= Zambia's Scholarship Fund =

Zambia's Scholarship Fund (ZSF) is a 501(c)(3) non-profit organization based in Brigham City, Utah. ZSF works to improve education in some of the poorest areas of Zambia.

==History==
The groundwork for ZSF began in 1998 through the efforts of founder Peggy Rogers. Rogers had seen the need for more educational opportunities in Zambia and began efforts to raise money to fund scholarship for high school students and high school graduates willing to attend a teachers college and begin teaching in rural schools. As funding allowed, more and more students were served.

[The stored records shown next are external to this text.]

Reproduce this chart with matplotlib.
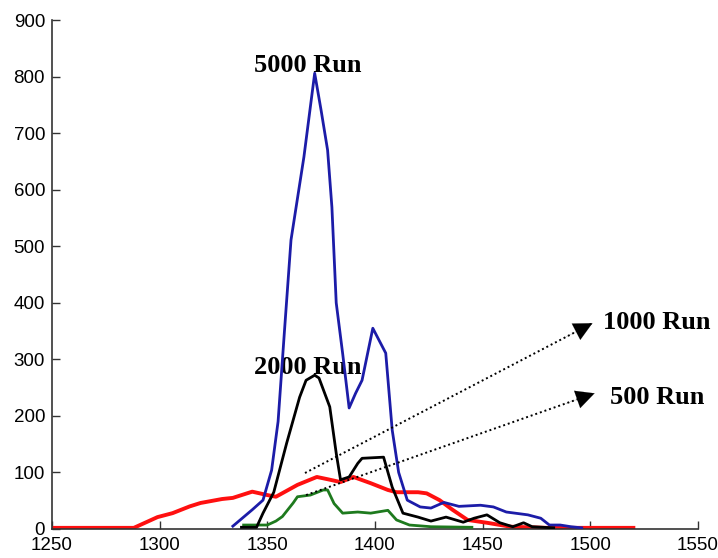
import matplotlib
matplotlib.use("Agg")
import matplotlib.pyplot as plt

# Run histograms (counts vs. value) for four run lengths
x_5000 = [1334, 1343, 1348, 1352, 1355, 1358, 1361, 1367, 1372, 1375, 1378, 1380, 1382,
          1385, 1388, 1391, 1394, 1399, 1405, 1408, 1411, 1415, 1421, 1426, 1432, 1439,
          1449, 1455, 1461, 1471, 1477, 1481, 1486, 1491, 1496]
y_5000 = [5, 34, 51, 104, 190, 352, 511, 658, 806, 740, 670, 569, 400,
          310, 214, 240, 263, 355, 311, 175, 100, 51, 39, 37, 47, 40,
          42, 39, 30, 25, 19, 7, 7, 4, 2]

x_2000 = [1338, 1345, 1348, 1353, 1359, 1365, 1368, 1372, 1374, 1379, 1382, 1384, 1388,
          1392, 1394, 1404, 1408, 1413, 1420, 1426, 1433, 1441, 1446, 1452, 1458, 1464,
          1469, 1473, 1483]
y_2000 = [3, 3, 28, 65, 152, 233, 263, 272, 267, 216, 134, 87, 92,
          116, 125, 127, 74, 28, 21, 14, 21, 12, 19, 25, 11, 4,
          11, 4, 2]

x_1000 = [1250, 1288, 1299, 1306, 1314, 1319, 1329, 1334, 1343, 1350, 1354, 1364, 1373,
          1378, 1384, 1390, 1398, 1406, 1410, 1420, 1424, 1430, 1436, 1443, 1452, 1463,
          1480, 1494, 1520]
y_1000 = [2, 2, 21, 28, 40, 46, 53, 55, 66, 60, 57, 78, 92,
          88, 83, 92, 81, 69, 65, 65, 63, 51, 34, 16, 11, 4,
          2, 2, 2]

x_500 = [1339, 1350, 1354, 1357, 1362, 1364, 1370, 1376, 1378, 1381, 1385, 1392, 1398,
         1406, 1410, 1416, 1426, 1445]
y_500 = [7, 7, 14, 22, 46, 57, 60, 69, 69, 45, 28, 30, 28,
         33, 16, 7, 4, 3]

x_ticks = [1250, 1300, 1350, 1400, 1450, 1500, 1550]
y_ticks = [0, 100, 200, 300, 400, 500, 600, 700, 800, 900]

LABEL_FONT = dict(family="Liberation Serif", weight="bold", fontsize=19)

fig = plt.figure(figsize=(7.18, 5.58), dpi=100)
ax = fig.add_axes([0.0724, 0.052, 0.8997, 0.912])

ax.plot(x_1000, y_1000, color="#ff1010", lw=2.8, zorder=2)
ax.plot(x_500, y_500, color="#1e7a1e", lw=2.0, zorder=3)
ax.plot(x_5000, y_5000, color="#1c1ca8", lw=2.0, zorder=4)
ax.plot(x_2000, y_2000, color="black", lw=2.0, zorder=5)

ax.set_xlim(1250, 1550)
ax.set_ylim(0, 900)
ax.set_xticks(x_ticks)
ax.set_yticks(y_ticks)
ax.tick_params(direction="in", length=6, width=1, colors="#333333",
               labelsize=13.5, labelcolor="black")
for lab in ax.get_xticklabels() + ax.get_yticklabels():
    lab.set_family("Liberation Sans")
ax.tick_params(axis="x", pad=6)
ax.tick_params(axis="y", pad=5)
for side in ("top", "right"):
    ax.spines[side].set_visible(False)
for side in ("left", "bottom"):
    ax.spines[side].set_color("#333333")
    ax.spines[side].set_linewidth(1.2)

# run labels
ax.text(1369, 820, "5000 Run", ha="center", va="center", **LABEL_FONT)
ax.text(1369, 286, "2000 Run", ha="center", va="center", **LABEL_FONT)
ax.text(1506, 366, "1000 Run", ha="left", va="center", clip_on=False, **LABEL_FONT)
ax.text(1509, 233, "500 Run", ha="left", va="center", clip_on=False, **LABEL_FONT)

# dotted pointers with solid heads
for start, tip in [((1367.5, 99), (1501, 364)), ((1368, 60), (1502, 240))]:
    ax.plot([start[0], tip[0]], [start[1], tip[1]], color="black", lw=1.4,
            linestyle=(0, (1, 1.5)), zorder=6, clip_on=False)
    back = (tip[0] - 0.1 * (tip[0] - start[0]), tip[1] - 0.1 * (tip[1] - start[1]))
    ax.annotate("", xy=tip, xytext=back,
                arrowprops=dict(arrowstyle="-|>,head_length=0.6,head_width=0.3",
                                color="black", lw=0.1,
                                mutation_scale=22, shrinkA=0, shrinkB=0),
                annotation_clip=False, zorder=7)

fig.savefig("out.png", dpi=100)
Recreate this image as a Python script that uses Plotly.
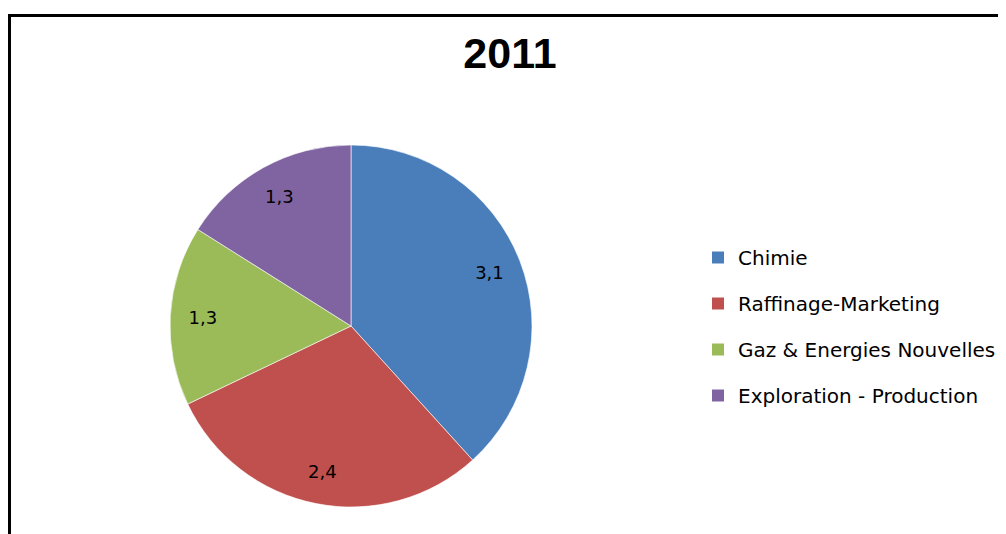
import plotly.graph_objects as go

title = "2011"
categories = ["Chimie", "Raffinage-Marketing", "Gaz & Energies Nouvelles", "Exploration - Production"]
values = [3.1, 2.4, 1.3, 1.3]
colors = ["#4A7EBB", "#C0504D", "#9BBB59", "#8064A2"]

W, H = 1006, 534
OX, OY = 8, 8  # page body margin compensation


def px(x):
    return (x - OX) / W


def py(y):
    return 1 - (y - OY) / H


dom = dict(x=[px(170), px(532)], y=[py(507), py(145)])

# filled pie (no text)
fig = go.Figure()
fig.add_trace(go.Pie(
    labels=categories, values=values, sort=False, direction="clockwise", rotation=0,
    marker=dict(colors=colors, line=dict(color="rgba(255,255,255,0.6)", width=1)),
    textinfo="none", showlegend=False, domain=dom,
))
# transparent ring carrying the data labels near the rim
fig.add_trace(go.Pie(
    labels=categories, values=values, sort=False, direction="clockwise", rotation=0,
    hole=0.64,
    marker=dict(colors=["rgba(0,0,0,0)"] * len(values), line=dict(width=0)),
    texttemplate="%{value:.1f}", textposition="inside", insidetextorientation="horizontal",
    insidetextfont=dict(family="DejaVu Sans", size=18, color="black"),
    hoverinfo="skip", showlegend=False, domain=dom,
))

# legend entries
for i, (cat, col) in enumerate(zip(categories, colors)):
    fig.add_trace(go.Scatter(
        x=[None], y=[None], mode="markers", name=cat,
        marker=dict(symbol="square", size=12, color=col),
        legendgroup=f"g{i}", showlegend=True,
    ))

fig.update_layout(
    width=W, height=H,
    margin=dict(l=0, r=0, t=0, b=0),
    paper_bgcolor="white", plot_bgcolor="white",
    separators=", ",
    xaxis=dict(visible=False), yaxis=dict(visible=False),
    title=dict(text=f"<b>{title}</b>", x=px(510), xanchor="center", y=py(53), yanchor="middle",
               font=dict(family="Liberation Sans", size=43, color="black")),
    legend=dict(x=px(698), xanchor="left", y=py(238), yanchor="top",
                font=dict(family="DejaVu Sans", size=20, color="black"),
                tracegroupgap=17, bgcolor="rgba(0,0,0,0)", itemclick=False),
    shapes=[dict(type="rect", xref="paper", yref="paper",
                 x0=px(9.5), x1=1.05, y0=-0.05, y1=py(15.5),
                 line=dict(color="black", width=3), fillcolor="rgba(0,0,0,0)")],
)

fig.write_html("out.html")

In the first ten years of operation, more than 1,000 high school and college students received scholarships and over 1,000 tons of books have been shipped from the United States to Zambian schools.

A tenth anniversary celebration in November 2009 featured a concert by country singer Emmylou Harris and a visit from the Zambian Ambassador to the United States, Inonge Mbikusita-Lewanika.

==Background==
The government of the Republic of Zambia had to provide a free public education through the 8th grade. However, there are not enough available teachers for some rural areas. High schools, 9-12, are typically boarding schools requiring tuition. Teachers Colleges are two year programs, also typically boarding schools.

==Governance and operations==
Peggy Rogers of Brigham City, Utah is the President. Brad McLaws of Park City, Utah is the Vice President. ZSF is governed by a Board of Directors. Officers and volunteers are not paid for their services and when traveling to Zambia for oversight, pay their own travel costs. The Fund employs two part-time coordinators on the ground in Zambia.